Veja, nenhuma delas está errada, não no meu entender (claro, né, elas são minhas, você está pensando). Mas a confusão que elas causam diariamente dentro de mim acelera o meu coração e pensamento, mas também paralisa muitas vezes as minhas ações e decisões. Ou às vezes eu me aborreço e não ouço nenhuma delas. E me lasco.

...


Não ouso sonhar com o tempo em que serei uma só, integral all the time.

Nem sei se é possível ou se quero que alguma Juliana minha parta e me deixe para sempre – elas são todas parte de mim.


Mas ah como seria bom se elas de vez em quando se entendessem, se ouvissem, se se deixassem permear uma pela outra...

Maturidade que chama, né?
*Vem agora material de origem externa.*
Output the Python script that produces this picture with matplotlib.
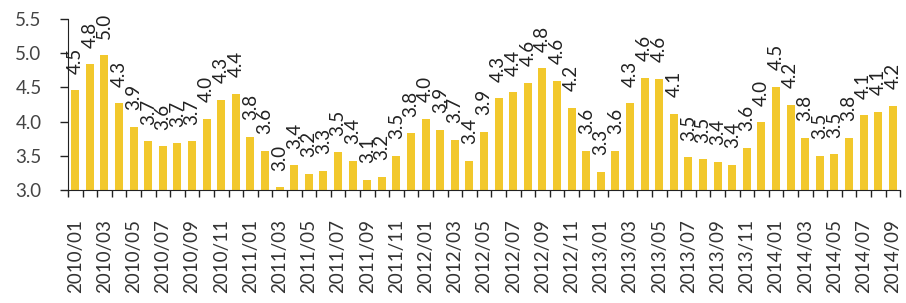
import matplotlib
matplotlib.use("Agg")
import matplotlib.pyplot as plt
import numpy as np

months = [f"{y}/{m:02d}" for y in range(2010, 2015) for m in range(1, 13)][:57]
values = [4.46, 4.84, 4.97, 4.27, 3.92, 3.71, 3.64, 3.68, 3.71, 4.04, 4.32, 4.41,
          3.78, 3.57, 3.04, 3.36, 3.24, 3.28, 3.55, 3.43, 3.15, 3.19, 3.50, 3.83,
          4.04, 3.88, 3.73, 3.43, 3.85, 4.34, 4.43, 4.57, 4.78, 4.60, 4.20, 3.57,
          3.27, 3.57, 4.27, 4.64, 4.63, 4.11, 3.48, 3.45, 3.41, 3.37, 3.62, 3.99,
          4.51, 4.25, 3.76, 3.50, 3.52, 3.76, 4.09, 4.14, 4.23]
yticks = [3.0, 3.5, 4.0, 4.5, 5.0, 5.5]

plt.rcParams['font.family'] = ['Lato', 'DejaVu Sans']

fig = plt.figure(figsize=(9.06, 3.03), dpi=100)
ax = fig.add_axes([0.075, 0.373, 0.9185, 0.564])

x = np.arange(len(values))
ax.bar(x, values, width=0.55, color='#F2C82C', bottom=0)
ax.set_ylim(3.0, 5.5)
ax.set_xlim(-0.5, len(values) - 0.5)

for xi, v in zip(x, values):
    ax.annotate(f"{v:.1f}", (xi, v), xytext=(0, 12), textcoords='offset points',
                rotation=90, ha='center', va='bottom', fontsize=13.5, color='#222222',
                annotation_clip=False)

ax.set_yticks(yticks)
ax.set_yticklabels([f"{t:.1f}" for t in yticks], fontsize=13.5, color='#444444')
ax.tick_params(axis='y', direction='out', length=6, pad=13, width=1, color='#222222')

ax.set_xticks(x[::2])
ax.set_xticklabels(months[::2], rotation=90, fontsize=13.5, color='#333333', va='top')
ax.set_xticks(np.arange(len(values) + 1) - 0.5, minor=True)
ax.tick_params(axis='x', which='major', length=0, pad=21)
ax.tick_params(axis='x', which='minor', direction='out', length=5, width=1, color='#222222')

for s in ['top', 'right']:
    ax.spines[s].set_visible(False)
ax.spines['left'].set_color('#222222')
ax.spines['bottom'].set_color('#222222')

fig.savefig('out.png', dpi=100)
Aquela que vem com o tempo... mas quanto tempo? eu me pergunto...


Às vezes nem precisava tanto, bastava um pouco de silêncio mesmo, não o de fora – que é difícil mas possível, mas aquele do lado de dentro, aquele que asserena a alma e traz paz...


-----

Obs. 1: Você está se perguntando quem venceu na conversa com a amiga? Olha, a minha sorte é que eu tenho boas amigas e essa no caso conhece múltiplas Julianas, às vezes mais do que eu gostaria, rs. Então eu dei voz para as duas Jus, oportunidade raríssima, e garanti meu amor e apoio incondicional, apesar das loucuras. E fim. Fim nada, que a vida é dura, mas segue. Até o próximo embate.

Obs. 2: Sim, meditação, eu sei... mas cadê o tempo diante de tantas demandas de tantas Julianas? Cenas dos próximos capítulos, a ver.